When I called friend #2 and asked him the same question, he gave the obvious answer and thing many people complain about, that Valentine's Day was created as another way for businesses to capitalize off of consumers, specifically men consumers.  As a former owner of a retail store, I can sympathize with this motivation.  After all, without such occasions there would be less jobs and the economy would be even more sluggish than it is now.  I also think that it's a good idea to appreciate each other and having a suggested day on the calendar to do so isn't the worst thing in the world.  The expectations that come with it are what are really bothersome to me, though.  Even if a man has a wife like mine, who is not emotionally demanding, if he doesn't "come through" with the goods on such a day, he feels like a louse or a failure in the game of life or something.  In many ways, I don't think that's really fair.

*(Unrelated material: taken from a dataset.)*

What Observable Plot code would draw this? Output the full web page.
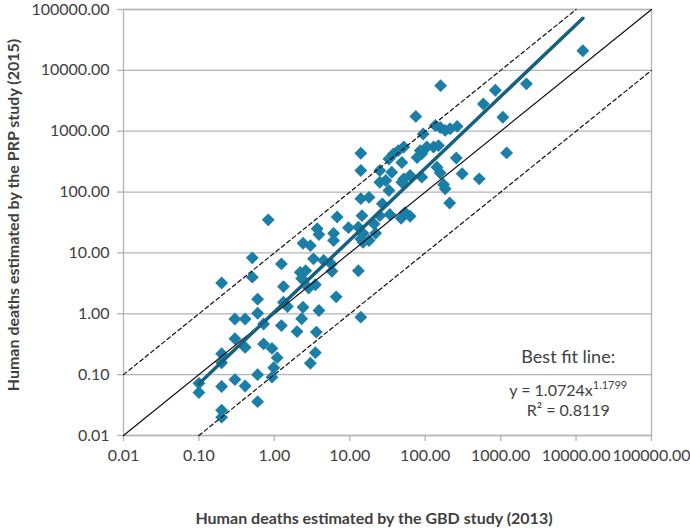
<!DOCTYPE html>
<html><head><meta charset="utf-8">
<script src="https://cdn.jsdelivr.net/npm/d3@7"></script>
<script src="https://cdn.jsdelivr.net/npm/@observablehq/plot@0.6"></script>
<style>body{margin:0;background:#fff;} #chart{width:690px;height:530px;}</style>
</head><body><div id="chart"></div>
<script>
// GBD (2013) estimate per country
const gbd = [12300, 2200, 850, 590, 1070, 1200, 520, 160, 75, 94, 136, 158, 184, 214, 265, 86, 105, 129, 150, 52, 44, 38, 33, 78, 90, 49, 258, 143, 158, 309, 175, 184, 211, 54, 63, 48, 52, 63, 90, 49, 36, 25, 25, 30, 33, 27, 14, 14, 14, 18, 6.8, 14.5, 9.6, 13, 21, 25, 34, 6.1, 15, 18, 22, 15,
  0.83, 0.2, 0.51, 0.51, 1.24, 0.6, 1.32, 0.6, 0.30, 0.41, 0.72, 0.30, 0.41, 0.2, 0.2, 0.72, 0.93, 1.09, 0.98, 0.6, 0.93, 0.30, 0.41, 0.2, 0.10, 0.10, 0.6, 0.2, 0.2, 1.24, 1.32, 1.49, 2.0, 2.3, 2.4, 3.6, 3.5, 3.0, 3.9, 2.2, 2.6, 2.3, 3.5, 2.85, 3.3, 4.5, 5.7, 5.8, 2.4, 3.0, 3.7, 3.9, 6.1, 6.6, 13, 14, 14];
// PRP (2015) estimate per country
const prp = [21000, 6000, 4700, 2800, 1700, 440, 165, 5600, 1750, 900, 1240, 1150, 1030, 1100, 1200, 480, 550, 550, 580, 550, 480, 425, 350, 370, 425, 306, 363, 256, 206, 200, 133, 113, 66, 46, 40, 37, 165, 187, 176, 145, 212, 226, 145, 155, 106, 64, 435, 226, 78, 82, 39, 41, 26, 26.5, 30, 41, 43, 21, 21, 16, 21, 15,
  35, 3.2, 8.3, 4.0, 6.6, 1.74, 2.8, 1.02, 0.82, 0.82, 0.68, 0.39, 0.28, 0.22, 0.157, 0.32, 0.27, 0.19, 0.13, 0.10, 0.091, 0.083, 0.065, 0.064, 0.072, 0.051, 0.036, 0.026, 0.020, 0.64, 1.55, 1.32, 0.51, 0.83, 1.28, 0.50, 0.23, 0.154, 1.13, 4.8, 5.1, 3.8, 3.0, 2.65, 8.0, 7.5, 6.6, 5.0, 14.4, 13.2, 25, 20, 16, 1.9, 5.1, 0.88, 17];

const tickValues = [0.01, 0.1, 1, 10, 100, 1000, 10000, 100000];
const refRatios = [1, 10, 0.1];           // y = x, y = 10x, y = 0.1x
const fitA = 1.0724, fitB = 1.1799;       // y = a x^b
const xTitle = "Human deaths estimated by the GBD study (2013)";
const yTitle = "Human deaths estimated by the PRP study (2015)";
const noteTitle = "Best fit line:";
const noteEq = "y = 1.0724x";
const noteExp = "1.1799";
const noteR2 = "R\u00B2 = 0.8119";

const ptColor = "#1b7ea6";
const fitColor = "#17607e";
const gridColor = "#b4b4b4";
const textColor = "#404040";

const points = gbd.map((x, i) => ({x, y: prp[i]}));
const dom = d3.extent(tickValues);
const refLines = refRatios.flatMap(k => {
  const x0 = Math.max(dom[0], dom[0] / k), x1 = Math.min(dom[1], dom[1] / k);
  return [{k, x: x0, y: k * x0}, {k, x: x1, y: k * x1}];
});
const fitExt = d3.extent(gbd);
const fitPts = fitExt.map(x => ({x, y: fitA * Math.pow(x, fitB)}));
const fmt = d => d.toFixed(2);

const plot = Plot.plot({
  width: 690, height: 530,
  marginLeft: 123, marginRight: 39, marginTop: 9, marginBottom: 95,
  style: {fontFamily: "Lato, sans-serif", fontSize: "16px", color: textColor, background: "#fff", overflow: "visible"},
  x: {type: "log", domain: dom},
  y: {type: "log", domain: dom},
  marks: [
    Plot.gridY(tickValues, {stroke: gridColor, strokeOpacity: 1, strokeWidth: 1.3}),
    Plot.frame({stroke: gridColor, strokeWidth: 1.3}),
    Plot.axisX(tickValues, {tickFormat: fmt, tickSize: 6, tickPadding: 8, stroke: gridColor, strokeWidth: 1.3, fill: textColor, fontSize: 16, label: null}),
    Plot.axisY(tickValues, {tickFormat: fmt, tickSize: 6, tickPadding: 8, stroke: gridColor, strokeWidth: 1.3, fill: textColor, fontSize: 16, label: null}),
    Plot.dot(points, {x: "x", y: "y", symbol: "diamond2", r: 5.8, fill: ptColor, stroke: "none"}),
    Plot.line(refLines.filter(d => d.k === 1), {x: "x", y: "y", stroke: "#111", strokeWidth: 1.2}),
    Plot.line(refLines.filter(d => d.k !== 1), {x: "x", y: "y", z: "k", stroke: "#111", strokeWidth: 1.2, strokeDasharray: "4,3"}),
    Plot.line(fitPts, {x: "x", y: "y", stroke: fitColor, strokeWidth: 3.5}),
  ]
});

const svg = d3.select(plot);
const sx = plot.scale("x"), sy = plot.scale("y");
// axis titles
svg.append("text").attr("x", 374).attr("y", 524).attr("text-anchor", "middle")
  .attr("font-weight", "bold").attr("font-size", 16).attr("fill", textColor).text(xTitle);
svg.append("text").attr("transform", "translate(15,215) rotate(-90)").attr("text-anchor", "middle")
  .attr("dominant-baseline", "middle")
  .attr("font-weight", "bold").attr("font-size", 16).attr("fill", textColor).text(yTitle);
// annotation
const noteX = sx.apply(8000);
svg.append("text").attr("x", noteX).attr("y", sy.apply(0.18)).attr("text-anchor", "middle")
  .attr("dominant-baseline", "middle").attr("font-size", 18).attr("fill", textColor).text(noteTitle);
const eq = svg.append("text").attr("x", noteX).attr("y", sy.apply(0.051)).attr("text-anchor", "middle")
  .attr("dominant-baseline", "middle").attr("font-size", 16).attr("fill", textColor);
eq.append("tspan").text(noteEq);
eq.append("tspan").attr("dy", -6).attr("font-size", 11).text(noteExp);
svg.append("text").attr("x", noteX).attr("y", sy.apply(0.024)).attr("text-anchor", "middle")
  .attr("dominant-baseline", "middle").attr("font-size", 16).attr("fill", textColor).text(noteR2);

document.getElementById("chart").appendChild(plot);
</script>
</body></html>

The most a man can get out of such a day is the satisfaction of making his woman feel good and perhaps a little physical pleasure at the end of jumping through all the hoops.  By that time, the man is probably so mentally and physically exhausted anyway, that he has already lost his Valentine's spirit.




3 comments:

Anonymous said...

Amen brother. I do feel that it is too commercialized and comes packed with pressure. I don't personally care about Valentines Day when it comes to me expecting some romantic gesture. The way I deal with it is just chalk it up to something that I 'have' to do for my woman to keep her happy - 'Woman's Day', if you will!
I personally feel unnecessarily pressured when it was something that was thought of by someone along the line and now it's considered something you 'must' do to 'prove' your love.
Do women feel the same pressure to do something for men on that day? Maybe the ladies could shed some light on the subject.

Gargs Allard said...

Thanks for the intelligent comments. I'm all for romance, really. It adds zest to life. I even like the beach, for example, and could stay there all day under the right circumstances. I just don't like the whole thing becoming a "have to" instead of a "want to." I admit we can make the best of the holiday as men, and maybe it's a good thing to have for those who tend to neglect their women's needs, but I just don't like the general "have to" aspect of it.

Anonymous said...

As a woman, I'm grateful to read this and have to agree with you about "woman's day". My husband was one of those who really didn't give a rat's ass for V-Day, birthdays, or holidays. He also never gave presents any day of the year, never said "I love you" and worked hard to remain indifferent and detached 24/7. After 25 yrs, I divorced the man. Personally, I hate the whole V-Day thing; my sons have now bought into the culture and seem to feel obliged to give me chocolate, which I don't need or want. I'd rather have the spontaneous thoughtful gift, NOT chocolate, on a regular day, with no strings attached. I know that if I give chocolate or favors on V-Day, I usually expect something back and then there's the competition...who spent more? Whose card was more original? So a gift not freely given is not a gift, it's business.